Interval estimate for $\mathbf{b}^T\boldsymbol{\beta}$

In order to construct an interval estimate, we again apply the ideas already discussed in the previous lecture. In particular, an interval estimate for $\mathbf{b}^T\boldsymbol{\beta}$ with confidence $c$ is

$$\mathbf{b}^T\boldsymbol{\hat{\beta}}\pm t\left(n-p; \frac{1+c}{2}\right)\sqrt{\frac{RSS}{n-p}(\mathbf{b}^T(\mathbf{X}^T\mathbf{X})^{-1}\mathbf{b})}.$$

For information only

For some level of confidence $c$, we essentially are looking to find the value of $\delta$ such that

$$\begin{eqnarray*} P(|\mathbf{b}^T\boldsymbol{\hat{\beta}}-\mathbf{b}^T\boldsymbol{\beta}| \leq \delta ) &=& c\\ \end{eqnarray*}$$

In words, this means we want the probability that our estimated value $\mathbf{b}^T\boldsymbol{\hat{\beta}}$ lies within $\delta$ of the true value $\mathbf{b}^T\boldsymbol{\beta}$ to be $c$. We would typically want $c$ to be close to 1 (i.e., we want to be confident!).

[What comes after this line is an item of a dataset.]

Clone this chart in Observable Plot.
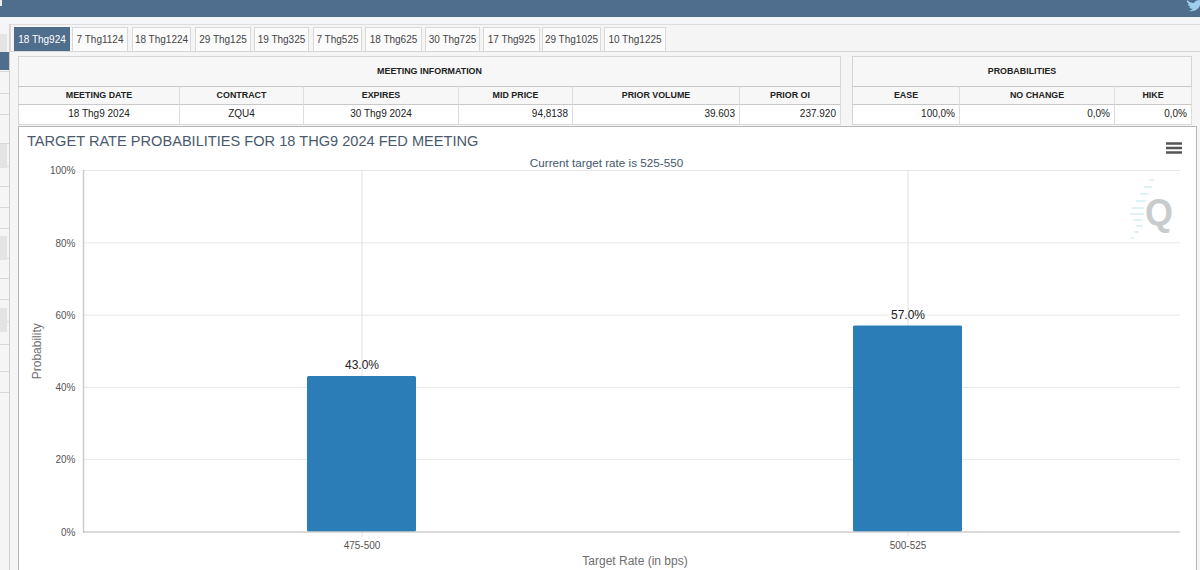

$$\begin{eqnarray*} P\bigg(\bigg|\frac{(\mathbf{b}^T\boldsymbol{\hat{\beta}}-\mathbf{b}^T\boldsymbol{\beta})}{\sqrt{\frac{RSS}{n-p}\mathbf{b}^T(\mathbf{X}^T\mathbf{X})^{-1}\mathbf{b}}}\bigg| \leq \frac{\delta}{\sqrt{\frac{RSS}{n-p}\mathbf{b}^T(\mathbf{X}^T\mathbf{X})^{-1}\mathbf{b}}}\bigg) &=& c\\ \end{eqnarray*}$$

In the plot above, showing a t-distribution, we want the area enclosed by the solid black vertical lines to contain $100c$% of the distribution. We want to therefore know the value ($t$) at which the solid black vertical lines intersect the x-axis.

$$\begin{eqnarray*} t&=&\frac{\delta}{\sqrt{\frac{RSS}{n-p}\mathbf{b}^T(\mathbf{X}^T\mathbf{X})^{-1}\mathbf{b}}}\\ \delta &=& t \times \sqrt{\frac{RSS}{n-p}\mathbf{b}^T(\mathbf{X}^T\mathbf{X})^{-1}\mathbf{b}} \end{eqnarray*}$$

Given the symmetry of the t-distribution, then $t=t(n-p,(1+c)/2)$.